Had Discovery headed to California, she would have landed on the temporary concrete runway – either 22 or 04 – as would have been the case for STS-130. The main concrete runway, Runway 04R/22L (the “outside” runway), is undergoing another period of maintenance
“With two [concrete] runways – and of course now the main runway is closed – if we have two runways available, then they can open up the other runway up for limited operations,” added Mr Grimshaw, who went on to explain their landing day schedule.
“Typically what happens is, the navaids and landing guys come in five hours before landing. They have to be out there (on the runway) and have all their stuff set up and ready to go We have a T-38 and one of the STA airplanes comes in, they’re flying approaches and checking out the weather – and so they like to fly those systems and that way they can make sure the word gets back to the crew (about) what they’re experiencing and how things are looking.
“The rest of the convoy will typically come in about four hours ahead of time. The (convoy) vehicles are pre-staged for the most part. They can come in, they can start them up, they can do any systems checkouts that they need to do…and be ready to roll to when it’s time to roll. Basically, they like to have them in place and staged for the landing within an hour before the landing.

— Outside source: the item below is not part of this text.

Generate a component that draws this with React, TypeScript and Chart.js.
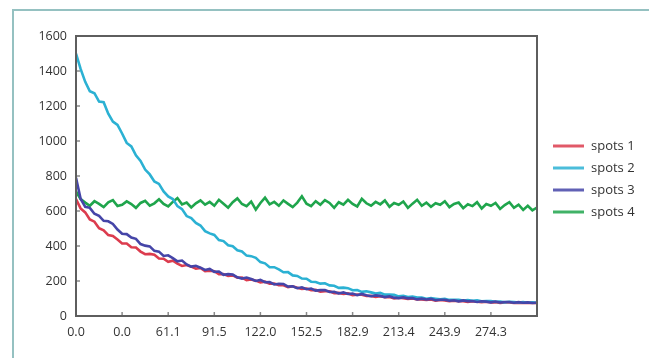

“Typically, they’ll start the burn as the convoy commander is doing his briefing at the fire station, and then the guys drive out (to the runway). And that’s another impact to the base – that hour before landing, there’s no movement on the airfield. If you’re not on base, you’re not coming on the base.”
Had Mr Lunney made a decision to send Discovery for a short vacation in California, communication would have played a major role for the Dryden team, from deorbit to landing.
“That’s one the roles that I play in our mission control room here. I’m the communications link between the flight director and the convoy commander during de-orbit burn through landing and even post-landing,” added Mr Grimshaw.
“We have the air-to-ground links established, so when the convoy commander is talking to the vehicle commander – the Shuttle commander – they’re doing that over air-to-ground. And they typically pipe that information from Dryden back to JSC and I think to KSC.
“In the control room, I have the flight director net, I have all the nets, everything, but the convoy commander doesn’t have that. He has the air-to-ground (and) he has all the convoy nets – he has the command net, we call them the purge and cooling nets. The convoy commander operates on (the) command net, USA ops – who is the USA equivalent of the convoy commander – operates on purge, and then the cooling net is just a backup net.”